Strike Talk To Dominate Teachers' Conferences

Strike Talk To Dominate Teachers' Conferences

Two of Britain's teaching unions meet this weekend, with strike action high on the agenda.

Teachers, angered at changes to their pay and conditions, look set to vote in favour of further industrial action.

The NASUWT are due to debate the issue in Birmingham, while the National Union of Teachers (NUT) are meeting in Torquay.

Chris Keates, general secretary of the NASUWT, said their conference will be a "referendum" on the coalition Government's performance so far.

"The depth of anger and frustration is evident in the motions balloted by members for debate," she said.

"There has been no respite from the attacks on every aspect of a teacher's working life and this is inevitably taking its toll."

A recent survey of 17,500 teachers by the NASUWT found over half were seriously considering leaving teaching altogether, and almost half felt their professional opinions were not valued.

Most damningly, 97% of those surveyed felt that the coalition's policies would not raise standards of education.

New figures also showed teachers won millions of pounds in compensation last year after accidents, injuries, assaults and discrimination at schools.

The NASUWT secured £12.6m for its members in 2011, almost a 20% increase on the 2010 figure of £10.5m.

The union said the compensation was awarded for successful claims for unlawful deduction of wages, unfair dismissal, breach of contract, constructive dismissal and discrimination on the grounds of sex, race, disability, age and trade union activity.

The NUT, the largest teachers' union, does not release an overall figure for the amount of compensation won on behalf of its members.

However, one of the largest settlements was for a teacher who suffered a brain injury after a pupil hit her in the head with a bus door.

She was awarded £222,215 for injuries, loss of earnings and future losses.

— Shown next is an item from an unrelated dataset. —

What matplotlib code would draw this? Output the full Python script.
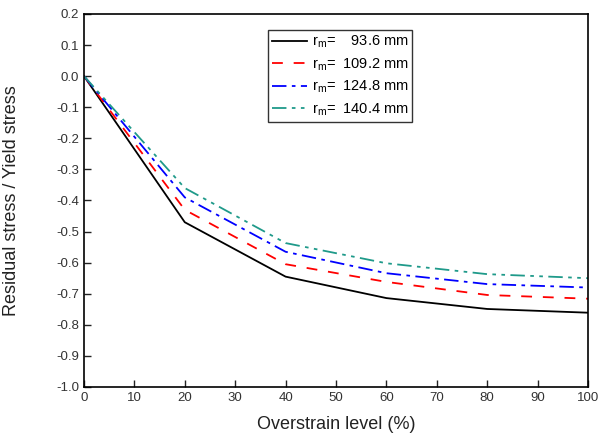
import matplotlib
matplotlib.use("Agg")
import matplotlib.pyplot as plt

plt.rcParams['font.family'] = ['Liberation Sans', 'DejaVu Sans']
plt.rcParams['mathtext.fontset'] = 'custom'
plt.rcParams['mathtext.rm'] = 'Liberation Sans'

overstrain = [0, 20, 40, 60, 80, 100]
radii = ["93.6", "109.2", "124.8", "140.4"]
s1 = [0.0, -0.470, -0.645, -0.714, -0.749, -0.761]
s2 = [0.0, -0.430, -0.605, -0.662, -0.704, -0.716]
s3 = [0.0, -0.390, -0.565, -0.634, -0.669, -0.680]
s4 = [0.0, -0.360, -0.537, -0.602, -0.637, -0.650]

fig = plt.figure(figsize=(6.02, 4.36), dpi=100)
ax = fig.add_axes([0.1395, 0.1124, 0.8372, 0.8556])

ax.plot(overstrain, s1, color='black', lw=1.3, ls='-',
        label=r"r$_\mathregular{m}$=    " + radii[0] + " mm")
ax.plot(overstrain, s2, color='red', lw=1.3, ls=(0, (6, 6)),
        label=r"r$_\mathregular{m}$=  " + radii[1] + " mm")
ax.plot(overstrain, s3, color='blue', lw=1.3, ls=(0, (8, 3, 2, 3)),
        label=r"r$_\mathregular{m}$=  " + radii[2] + " mm")
ax.plot(overstrain, s4, color='#1f9a8a', lw=1.3, ls=(0, (8, 3, 2, 3, 2, 3)),
        label=r"r$_\mathregular{m}$=  " + radii[3] + " mm")

ax.set_xlim(0, 100)
ax.set_ylim(-1.0, 0.2)
ax.set_xticks(range(0, 101, 10))
ax.set_yticks([i / 10 for i in range(-10, 3)])
ax.set_yticklabels([f"{i / 10:.1f}" for i in range(-10, 3)])
ax.tick_params(direction='in', labelsize=9.5, length=5, width=1, top=False, right=False,
               colors='#222222', labelcolor='#333333')
for sp in ax.spines.values():
    sp.set_linewidth(1.2)

ax.set_xlabel("Overstrain level (%)", fontsize=13, color='#222222')
ax.set_ylabel("Residual stress / Yield stress", fontsize=13, color='#222222')
ax.xaxis.set_label_coords(0.5, -0.078)
ax.yaxis.set_label_coords(-0.127, 0.5)

leg = ax.legend(loc='upper left', bbox_to_anchor=(0.365, 0.957), fontsize=10.5,
                frameon=True, fancybox=False, edgecolor='black',
                handlelength=2.4, borderpad=0.25, labelspacing=0.4, handletextpad=0.35,
                borderaxespad=0)
leg.get_frame().set_linewidth(1.0)

fig.savefig("out.png", dpi=100)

This September will be two years since teachers in England and Wales had their pay frozen, and they would have paid six months-worth of increased pension contributions.

The NASUWT estimates this has reduced the salary of a new teacher by £3,000 and an experienced teacher by over £5,500.

Earlier this week Education Secretary Michael Gove angered teachers' unions by announcing that universities would in future have a key role in setting A-level exams.

Christine Blower, general secretary of the NUT, said: "Yet again we see top-down initiatives being brought into schools regardless of what the teaching profession may think.

"The NUT is very disappointed that Michael Gove has approached Ofqual without consulting the profession as well.

"Not only would it have been courteous it would also, more importantly, have been the most sensible approach."

A source close to Mr Gove told Sky News: "Obviously the unions are hostile to giving the best universities control.

"They want Whitehall to keep control so they can influence the next government to keep dumbing-down exams to pretend everything is fine.

"We intend to make this as hard as possible for them."